Artistic Vision

It’s a right-brain kinda thing.

Archive for Family

I’m back …

Ok, school has been beastly and the kids have been passing sickness back and forth to each other and my wife, but I hope to be posting somewhat more regularly.

Halloween was a blast. Friends brought their two little boys over to walk around with us. Everyone looked great in their respective costumes. My kids did an awesome job listening to us as we navigated the neighborhood going from door to door, and we didn’t get home too late. My son was Buzz Lightyear this year and my daughter was a pumpkin.

Kids are awesome; what a blessing! I’m really excited about the holidays this year. Both of the kids are at that wonderful age where everything is magical and exciting. Of course, I’m not thrilled about what my daughter might do to the Christmas tree. LOL!

Somewhere Over …

I have these thoughts at times.

I look at my kids–sometimes it’s just one, other times it’s both–and I feel the most profound sense of sorrow. They’re beautiful and I love them to death. But, I tell you, this aching loss wells up within me and I don’t know where it comes from.

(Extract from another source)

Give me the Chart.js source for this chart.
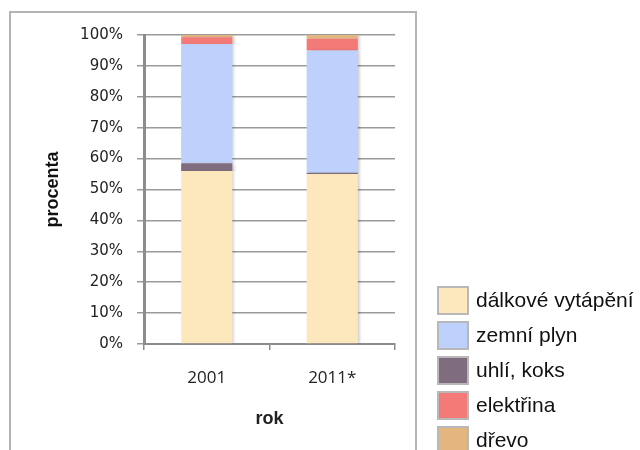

And, I don’t know what to do with it.

Difficult Choices

God is truly amazing in how He orchestrates events. Although my wife and I had covenanted at the beginning of our marriage that when we had children she would stay at home (or I would if circumstances necessitated that). However, with being on unemployment for six months and then changing careers (and taking a $28k pay cut), we had come to realize that we needed to do something to help us pay off some debt and start saving again.

Compared to others we spoke to our debt was not bad at all. Nonetheless, we believed it wise and proactive to try to do something about it now instead of later when other things could make the situation more dire. In the end, though, we struggled with what steps to take.